— begin Extracted material —

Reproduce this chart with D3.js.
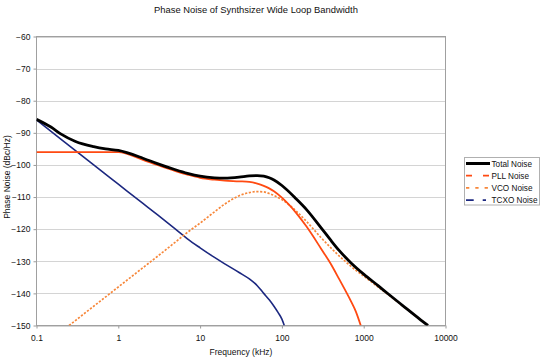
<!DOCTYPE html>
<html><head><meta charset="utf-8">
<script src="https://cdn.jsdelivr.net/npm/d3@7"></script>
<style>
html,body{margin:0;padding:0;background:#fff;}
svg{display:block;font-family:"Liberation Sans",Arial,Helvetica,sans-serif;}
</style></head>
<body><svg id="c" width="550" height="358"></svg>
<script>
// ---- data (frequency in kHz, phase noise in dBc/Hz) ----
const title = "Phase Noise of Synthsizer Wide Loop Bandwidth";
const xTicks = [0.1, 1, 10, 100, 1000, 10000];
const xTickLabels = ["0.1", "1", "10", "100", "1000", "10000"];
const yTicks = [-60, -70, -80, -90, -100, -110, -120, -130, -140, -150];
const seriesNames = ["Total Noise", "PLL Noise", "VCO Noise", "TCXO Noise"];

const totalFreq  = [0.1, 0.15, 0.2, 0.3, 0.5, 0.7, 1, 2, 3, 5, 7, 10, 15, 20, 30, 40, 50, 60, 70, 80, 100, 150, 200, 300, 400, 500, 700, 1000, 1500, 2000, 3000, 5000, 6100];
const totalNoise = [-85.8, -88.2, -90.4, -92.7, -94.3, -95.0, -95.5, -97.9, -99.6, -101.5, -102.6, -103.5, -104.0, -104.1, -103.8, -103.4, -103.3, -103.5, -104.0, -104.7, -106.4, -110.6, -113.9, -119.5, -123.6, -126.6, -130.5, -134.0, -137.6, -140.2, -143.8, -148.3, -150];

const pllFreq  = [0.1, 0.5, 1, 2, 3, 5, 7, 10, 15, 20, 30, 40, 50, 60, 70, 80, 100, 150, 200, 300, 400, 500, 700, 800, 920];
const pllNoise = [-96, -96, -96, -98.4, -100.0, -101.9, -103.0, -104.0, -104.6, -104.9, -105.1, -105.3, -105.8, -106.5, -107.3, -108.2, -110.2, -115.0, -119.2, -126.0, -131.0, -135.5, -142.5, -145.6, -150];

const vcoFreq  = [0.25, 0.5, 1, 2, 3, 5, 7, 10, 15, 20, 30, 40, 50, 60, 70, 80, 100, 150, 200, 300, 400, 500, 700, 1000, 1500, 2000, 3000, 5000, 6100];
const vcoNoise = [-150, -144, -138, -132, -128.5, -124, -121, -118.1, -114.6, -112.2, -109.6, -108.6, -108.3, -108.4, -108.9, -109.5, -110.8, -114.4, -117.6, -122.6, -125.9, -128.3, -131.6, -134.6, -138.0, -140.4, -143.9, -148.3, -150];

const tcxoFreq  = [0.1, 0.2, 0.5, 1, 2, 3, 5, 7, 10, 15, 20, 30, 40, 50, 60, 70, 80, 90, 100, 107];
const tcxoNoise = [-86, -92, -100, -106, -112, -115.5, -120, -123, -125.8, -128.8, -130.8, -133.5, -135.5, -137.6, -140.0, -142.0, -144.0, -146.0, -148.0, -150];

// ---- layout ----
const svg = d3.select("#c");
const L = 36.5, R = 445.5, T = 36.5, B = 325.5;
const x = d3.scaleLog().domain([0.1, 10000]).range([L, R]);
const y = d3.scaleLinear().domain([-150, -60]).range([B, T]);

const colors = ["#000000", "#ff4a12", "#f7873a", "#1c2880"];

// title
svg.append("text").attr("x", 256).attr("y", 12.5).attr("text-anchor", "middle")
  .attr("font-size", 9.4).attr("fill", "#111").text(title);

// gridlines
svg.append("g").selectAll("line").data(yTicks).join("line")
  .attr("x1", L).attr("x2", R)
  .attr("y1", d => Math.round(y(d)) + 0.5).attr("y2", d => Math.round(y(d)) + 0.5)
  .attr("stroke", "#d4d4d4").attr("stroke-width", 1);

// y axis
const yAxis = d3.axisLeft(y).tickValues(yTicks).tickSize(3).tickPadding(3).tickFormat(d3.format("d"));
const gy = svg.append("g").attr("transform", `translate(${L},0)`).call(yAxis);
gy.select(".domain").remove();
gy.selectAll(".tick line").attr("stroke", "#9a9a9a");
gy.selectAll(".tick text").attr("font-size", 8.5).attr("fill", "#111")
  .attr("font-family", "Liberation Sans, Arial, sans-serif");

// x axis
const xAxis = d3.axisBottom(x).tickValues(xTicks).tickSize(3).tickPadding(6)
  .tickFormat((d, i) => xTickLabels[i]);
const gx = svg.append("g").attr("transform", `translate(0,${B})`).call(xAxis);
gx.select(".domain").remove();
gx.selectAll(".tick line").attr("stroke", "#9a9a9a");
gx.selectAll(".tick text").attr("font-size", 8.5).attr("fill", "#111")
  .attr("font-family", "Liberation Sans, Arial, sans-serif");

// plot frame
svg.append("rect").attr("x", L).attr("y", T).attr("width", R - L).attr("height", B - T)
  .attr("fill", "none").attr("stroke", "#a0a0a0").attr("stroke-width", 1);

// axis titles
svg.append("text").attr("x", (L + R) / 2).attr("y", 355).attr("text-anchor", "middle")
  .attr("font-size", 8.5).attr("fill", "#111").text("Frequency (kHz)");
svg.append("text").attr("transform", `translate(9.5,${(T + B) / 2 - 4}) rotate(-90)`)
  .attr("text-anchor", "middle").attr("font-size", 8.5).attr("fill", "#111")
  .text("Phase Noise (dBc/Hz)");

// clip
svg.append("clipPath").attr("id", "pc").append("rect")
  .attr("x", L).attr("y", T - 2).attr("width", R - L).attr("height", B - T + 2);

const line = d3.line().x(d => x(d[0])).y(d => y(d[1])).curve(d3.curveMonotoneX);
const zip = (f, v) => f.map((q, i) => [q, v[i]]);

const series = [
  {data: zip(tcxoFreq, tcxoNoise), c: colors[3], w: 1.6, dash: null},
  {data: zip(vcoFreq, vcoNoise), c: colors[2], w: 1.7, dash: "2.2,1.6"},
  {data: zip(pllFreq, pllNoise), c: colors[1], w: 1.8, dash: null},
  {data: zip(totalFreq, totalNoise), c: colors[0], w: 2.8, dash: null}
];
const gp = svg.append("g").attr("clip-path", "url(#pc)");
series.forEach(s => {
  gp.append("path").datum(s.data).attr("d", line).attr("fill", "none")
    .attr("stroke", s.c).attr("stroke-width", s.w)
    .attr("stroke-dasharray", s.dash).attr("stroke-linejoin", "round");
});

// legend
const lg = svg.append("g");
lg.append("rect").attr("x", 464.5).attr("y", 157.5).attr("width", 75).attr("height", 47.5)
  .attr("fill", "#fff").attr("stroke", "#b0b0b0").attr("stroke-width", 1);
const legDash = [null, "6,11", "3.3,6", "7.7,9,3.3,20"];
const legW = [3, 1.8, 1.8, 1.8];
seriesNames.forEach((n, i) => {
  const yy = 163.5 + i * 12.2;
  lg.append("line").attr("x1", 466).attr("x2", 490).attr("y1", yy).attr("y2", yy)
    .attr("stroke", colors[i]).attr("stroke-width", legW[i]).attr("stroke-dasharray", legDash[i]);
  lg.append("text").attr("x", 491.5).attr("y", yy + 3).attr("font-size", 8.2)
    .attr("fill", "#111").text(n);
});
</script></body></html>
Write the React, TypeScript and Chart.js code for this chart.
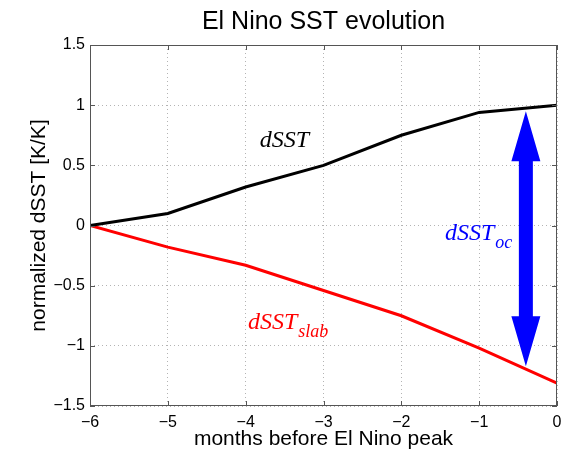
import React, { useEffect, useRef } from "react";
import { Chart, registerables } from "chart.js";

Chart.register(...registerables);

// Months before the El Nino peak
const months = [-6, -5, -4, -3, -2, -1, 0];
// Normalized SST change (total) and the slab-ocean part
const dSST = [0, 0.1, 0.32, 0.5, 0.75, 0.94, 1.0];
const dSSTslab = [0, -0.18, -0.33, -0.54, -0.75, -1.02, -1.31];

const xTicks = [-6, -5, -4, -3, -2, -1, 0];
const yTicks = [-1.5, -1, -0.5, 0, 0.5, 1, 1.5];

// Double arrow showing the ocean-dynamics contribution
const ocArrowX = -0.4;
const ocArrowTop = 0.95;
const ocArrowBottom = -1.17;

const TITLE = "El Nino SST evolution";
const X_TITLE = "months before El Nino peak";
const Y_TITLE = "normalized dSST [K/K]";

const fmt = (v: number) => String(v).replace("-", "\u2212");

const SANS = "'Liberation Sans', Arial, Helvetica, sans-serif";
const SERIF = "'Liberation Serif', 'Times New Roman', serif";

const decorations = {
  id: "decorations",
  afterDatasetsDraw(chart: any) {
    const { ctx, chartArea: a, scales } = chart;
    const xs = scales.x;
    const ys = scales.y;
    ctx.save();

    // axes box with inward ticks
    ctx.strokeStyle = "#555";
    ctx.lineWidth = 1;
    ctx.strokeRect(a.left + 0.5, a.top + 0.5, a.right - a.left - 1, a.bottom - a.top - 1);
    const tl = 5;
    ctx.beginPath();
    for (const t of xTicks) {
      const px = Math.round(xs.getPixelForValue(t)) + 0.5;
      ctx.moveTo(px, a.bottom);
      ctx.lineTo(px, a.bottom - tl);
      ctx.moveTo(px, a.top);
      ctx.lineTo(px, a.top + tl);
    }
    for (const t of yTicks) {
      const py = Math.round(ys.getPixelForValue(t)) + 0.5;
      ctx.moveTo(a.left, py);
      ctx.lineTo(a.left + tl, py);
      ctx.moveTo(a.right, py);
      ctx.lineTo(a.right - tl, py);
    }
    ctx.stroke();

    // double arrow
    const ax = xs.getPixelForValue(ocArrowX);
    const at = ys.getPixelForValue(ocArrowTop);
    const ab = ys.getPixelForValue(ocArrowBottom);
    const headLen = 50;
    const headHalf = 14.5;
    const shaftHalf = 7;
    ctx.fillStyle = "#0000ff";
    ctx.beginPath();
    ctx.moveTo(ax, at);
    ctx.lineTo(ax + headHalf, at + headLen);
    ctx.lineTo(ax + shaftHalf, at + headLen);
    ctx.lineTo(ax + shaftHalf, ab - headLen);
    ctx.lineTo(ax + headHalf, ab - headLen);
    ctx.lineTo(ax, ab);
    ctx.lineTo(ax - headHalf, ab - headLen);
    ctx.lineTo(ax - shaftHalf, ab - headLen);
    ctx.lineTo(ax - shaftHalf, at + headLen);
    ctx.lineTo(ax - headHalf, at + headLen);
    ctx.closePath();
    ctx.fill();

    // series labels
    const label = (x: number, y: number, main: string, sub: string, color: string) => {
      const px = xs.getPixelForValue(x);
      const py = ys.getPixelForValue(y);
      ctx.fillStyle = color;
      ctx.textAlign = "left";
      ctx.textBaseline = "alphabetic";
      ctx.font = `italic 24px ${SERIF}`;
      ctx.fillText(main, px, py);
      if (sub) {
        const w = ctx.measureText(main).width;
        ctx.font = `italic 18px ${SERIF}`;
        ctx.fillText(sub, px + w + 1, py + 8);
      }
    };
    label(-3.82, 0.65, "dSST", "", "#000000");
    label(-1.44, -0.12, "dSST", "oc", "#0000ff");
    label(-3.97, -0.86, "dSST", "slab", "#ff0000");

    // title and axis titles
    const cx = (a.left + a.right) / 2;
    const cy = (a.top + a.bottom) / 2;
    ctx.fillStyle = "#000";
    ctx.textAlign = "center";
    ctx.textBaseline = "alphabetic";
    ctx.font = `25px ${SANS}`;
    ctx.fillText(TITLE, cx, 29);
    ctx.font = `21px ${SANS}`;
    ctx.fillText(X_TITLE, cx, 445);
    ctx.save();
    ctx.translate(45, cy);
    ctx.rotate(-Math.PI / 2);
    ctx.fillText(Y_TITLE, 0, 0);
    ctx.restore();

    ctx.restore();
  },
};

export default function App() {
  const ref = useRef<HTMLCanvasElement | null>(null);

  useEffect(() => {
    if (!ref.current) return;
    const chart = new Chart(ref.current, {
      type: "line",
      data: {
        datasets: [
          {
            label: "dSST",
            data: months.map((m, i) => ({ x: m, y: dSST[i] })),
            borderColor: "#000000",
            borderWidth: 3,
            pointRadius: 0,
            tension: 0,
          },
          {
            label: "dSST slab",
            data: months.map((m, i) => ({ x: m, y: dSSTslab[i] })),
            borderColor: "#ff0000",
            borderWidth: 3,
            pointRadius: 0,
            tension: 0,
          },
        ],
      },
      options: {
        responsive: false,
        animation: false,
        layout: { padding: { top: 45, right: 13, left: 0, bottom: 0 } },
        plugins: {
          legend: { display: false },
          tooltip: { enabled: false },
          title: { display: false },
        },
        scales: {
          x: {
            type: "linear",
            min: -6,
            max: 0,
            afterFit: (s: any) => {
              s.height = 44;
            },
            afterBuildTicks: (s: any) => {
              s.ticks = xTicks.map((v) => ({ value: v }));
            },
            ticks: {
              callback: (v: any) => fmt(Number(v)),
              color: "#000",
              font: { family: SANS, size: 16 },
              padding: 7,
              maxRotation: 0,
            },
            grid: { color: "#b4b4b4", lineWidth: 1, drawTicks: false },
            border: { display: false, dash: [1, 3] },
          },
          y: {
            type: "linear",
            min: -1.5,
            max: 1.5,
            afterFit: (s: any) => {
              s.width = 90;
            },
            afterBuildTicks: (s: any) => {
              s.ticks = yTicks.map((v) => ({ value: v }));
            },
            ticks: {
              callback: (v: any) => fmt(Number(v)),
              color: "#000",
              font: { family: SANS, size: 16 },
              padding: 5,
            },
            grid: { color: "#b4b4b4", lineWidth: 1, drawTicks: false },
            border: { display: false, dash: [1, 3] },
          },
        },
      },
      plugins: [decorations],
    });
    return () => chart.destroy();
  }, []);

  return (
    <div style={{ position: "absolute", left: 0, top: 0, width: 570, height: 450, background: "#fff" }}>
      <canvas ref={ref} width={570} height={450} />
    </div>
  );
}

— end Extracted material —

Given exercise: Above are the records. Print exactly the lines from the one containing "Write the React, TypeScript" to the one containing "Chart.register(...registerables);", both included, and nothing else; pictures are excluded.

Task result:
Write the React, TypeScript and Chart.js code for this chart.
import React, { useEffect, useRef } from "react";
import { Chart, registerables } from "chart.js";

Chart.register(...registerables);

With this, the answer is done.